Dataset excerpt
○ ○ ○
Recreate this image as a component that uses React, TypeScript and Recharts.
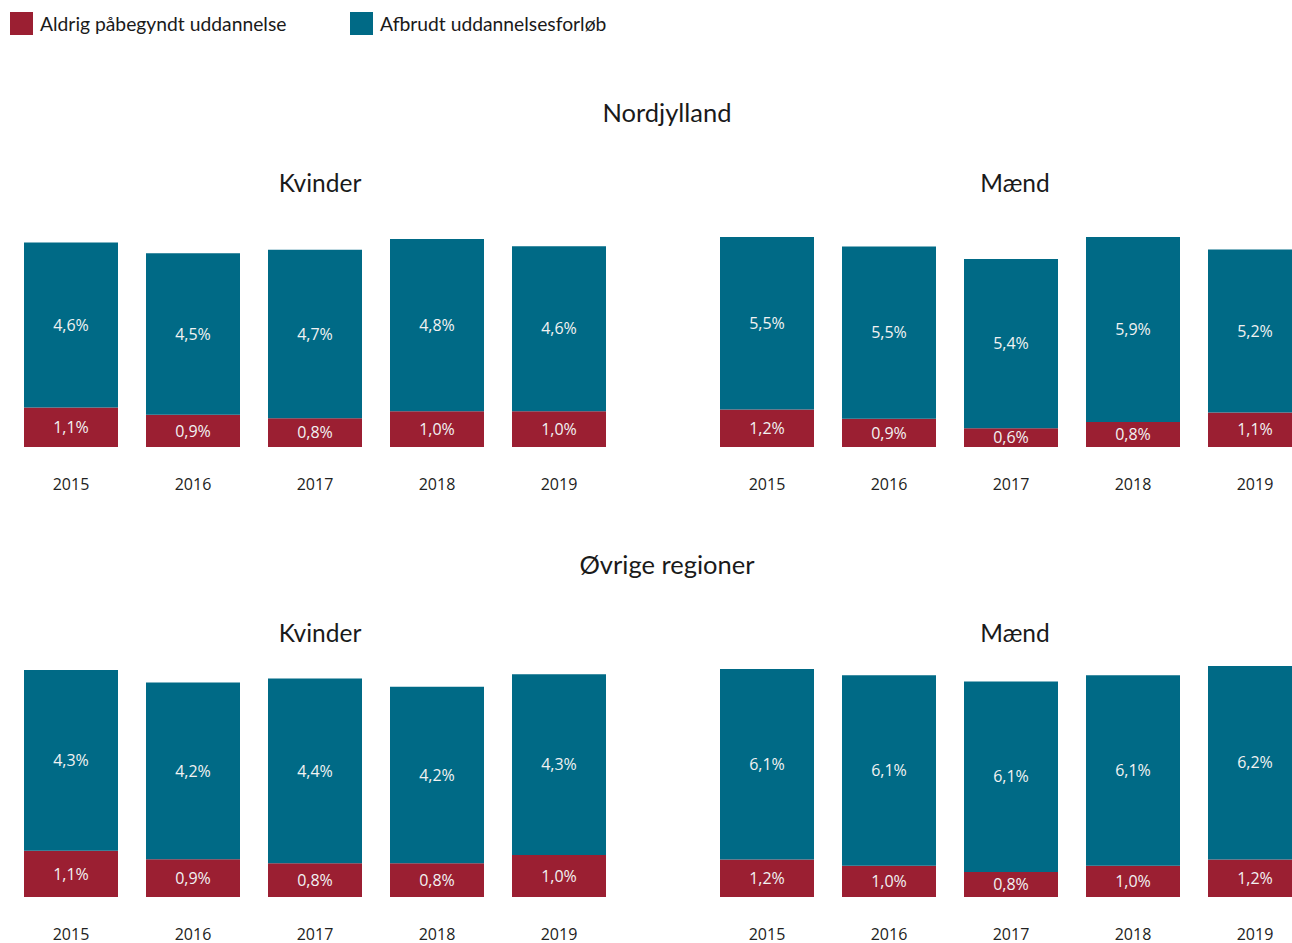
import { BarChart, Bar, XAxis, YAxis, LabelList } from 'recharts'

const years = ['2015', '2016', '2017', '2018', '2019']
const seriesNames = ['Aldrig påbegyndt uddannelse', 'Afbrudt uddannelsesforløb']
const colors = ['#9b1f32', '#006a86']

// Nordjylland
const nordKvinderAldrig = [1.1, 0.9, 0.8, 1.0, 1.0]
const nordKvinderAfbrudt = [4.6, 4.5, 4.7, 4.8, 4.6]
const nordMaendAldrig = [1.2, 0.9, 0.6, 0.8, 1.1]
const nordMaendAfbrudt = [5.5, 5.5, 5.4, 5.9, 5.2]

// Øvrige regioner
const ovrKvinderAldrig = [1.1, 0.9, 0.8, 0.8, 1.0]
const ovrKvinderAfbrudt = [4.3, 4.2, 4.4, 4.2, 4.3]
const ovrMaendAldrig = [1.2, 1.0, 0.8, 1.0, 1.2]
const ovrMaendAfbrudt = [6.1, 6.1, 6.1, 6.1, 6.2]

const FONT = 'Lato, "Open Sans", sans-serif'
const NUM_FONT = '"Open Sans", "DejaVu Sans", sans-serif'

const fmt = (v: any) => Number(v).toFixed(1).replace('.', ',') + '%'

type PanelProps = {
  aldrig: number[]
  afbrudt: number[]
  left: number
  baseline: number
  plotHeight: number
}

const Panel = ({ aldrig, afbrudt, left, baseline, plotHeight }: PanelProps) => {
  const data = years.map((y, i) => ({ year: y, aldrig: aldrig[i], afbrudt: afbrudt[i] }))
  const axisH = 50
  return (
    <div style={{ position: 'absolute', left, top: baseline - plotHeight }}>
      <BarChart
        width={610}
        height={plotHeight + axisH}
        data={data}
        margin={{ top: 0, right: 0, bottom: 0, left: 0 }}
        barCategoryGap={14}
      >
        <XAxis
          dataKey="year"
          axisLine={false}
          tickLine={false}
          tickSize={0}
          tickMargin={32}
          height={axisH}
          interval={0}
          tick={{ fill: '#222', fontSize: 16, fontFamily: NUM_FONT }}
        />
        <YAxis hide domain={[0, 'dataMax']} />
        <Bar dataKey="aldrig" stackId="a" fill={colors[0]} isAnimationActive={false}>
          <LabelList
            dataKey="aldrig"
            position="center"
            formatter={fmt}
            fill="#f2f2f2"
            fontSize={16}
            fontFamily={NUM_FONT}
          />
        </Bar>
        <Bar dataKey="afbrudt" stackId="a" fill={colors[1]} isAnimationActive={false}>
          <LabelList
            dataKey="afbrudt"
            position="center"
            formatter={fmt}
            fill="#f2f2f2"
            fontSize={16}
            fontFamily={NUM_FONT}
          />
        </Bar>
      </BarChart>
    </div>
  )
}

const Title = ({ text, x, y, size }: { text: string; x: number; y: number; size: number }) => (
  <div
    style={{
      position: 'absolute',
      left: x - 200,
      width: 400,
      top: y - size * 0.65,
      textAlign: 'center',
      fontFamily: FONT,
      fontSize: size,
      color: '#1a1a1a',
      lineHeight: 1.3 + '',
    }}
  >
    {text}
  </div>
)

export default function App() {
  return (
    <div
      style={{
        position: 'fixed',
        left: 0,
        top: 0,
        width: 1292,
        height: 943,
        overflow: 'hidden',
        background: '#fff',
      }}
    >
      {seriesNames.map((name, i) => (
        <div
          key={name}
          style={{
            position: 'absolute',
            left: 10 + i * 340,
            top: 12,
            display: 'flex',
            alignItems: 'center',
            fontFamily: FONT,
            fontSize: 19.3,
            color: '#1a1a1a',
          }}
        >
          <span style={{ display: 'inline-block', width: 23, height: 23, background: colors[i], marginRight: 7 }} />
          {name}
        </div>
      ))}

      <Title text="Nordjylland" x={667} y={113} size={25.5} />
      <Title text="Kvinder" x={320} y={183} size={24.5} />
      <Title text="Mænd" x={1015} y={183} size={24.5} />
      <Panel aldrig={nordKvinderAldrig} afbrudt={nordKvinderAfbrudt} left={10} baseline={447} plotHeight={208} />
      <Panel aldrig={nordMaendAldrig} afbrudt={nordMaendAfbrudt} left={706} baseline={447} plotHeight={210} />

      <Title text="Øvrige regioner" x={667} y={565} size={25.5} />
      <Title text="Kvinder" x={320} y={633} size={24.5} />
      <Title text="Mænd" x={1015} y={633} size={24.5} />
      <Panel aldrig={ovrKvinderAldrig} afbrudt={ovrKvinderAfbrudt} left={10} baseline={897} plotHeight={227} />
      <Panel aldrig={ovrMaendAldrig} afbrudt={ovrMaendAfbrudt} left={706} baseline={897} plotHeight={231} />
    </div>
  )
}
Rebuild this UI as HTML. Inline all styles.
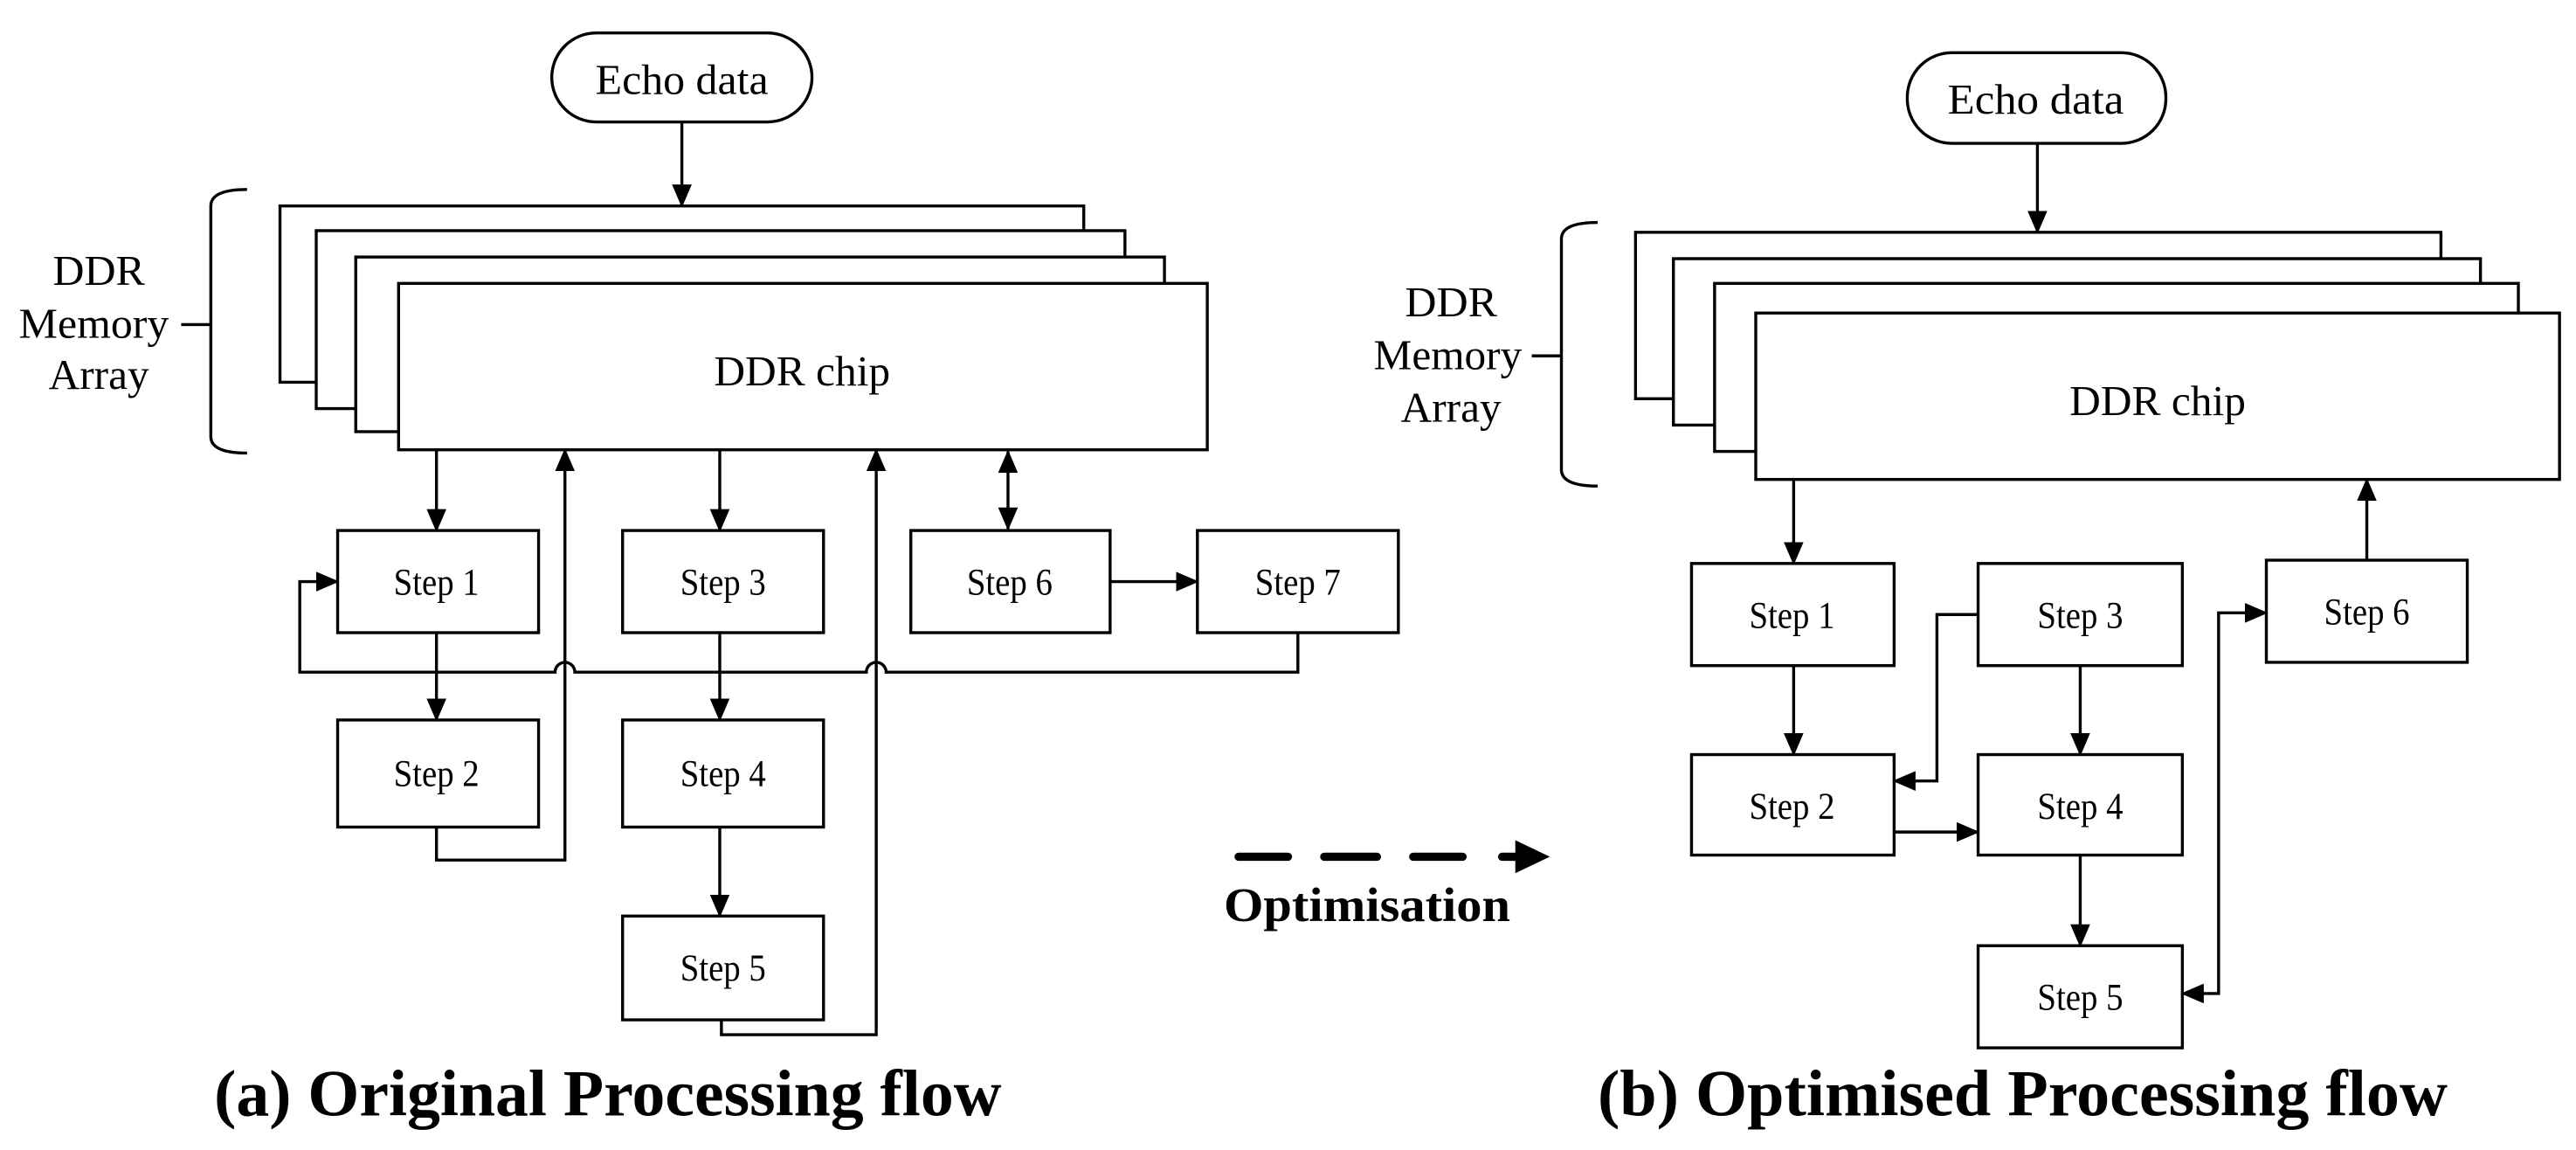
○ ○ ○
Given exercise: Copy nothing but the lines from the first one in the listing through the line with "const nordMaendAfbrudt = [5.5, 5.5, 5.4, 5.9, 5.2]", and omit the pictures.

Task response:
Recreate this image as a component that uses React, TypeScript and Recharts.
import { BarChart, Bar, XAxis, YAxis, LabelList } from 'recharts'

const years = ['2015', '2016', '2017', '2018', '2019']
const seriesNames = ['Aldrig påbegyndt uddannelse', 'Afbrudt uddannelsesforløb']
const colors = ['#9b1f32', '#006a86']

// Nordjylland
const nordKvinderAldrig = [1.1, 0.9, 0.8, 1.0, 1.0]
const nordKvinderAfbrudt = [4.6, 4.5, 4.7, 4.8, 4.6]
const nordMaendAldrig = [1.2, 0.9, 0.6, 0.8, 1.1]
const nordMaendAfbrudt = [5.5, 5.5, 5.4, 5.9, 5.2]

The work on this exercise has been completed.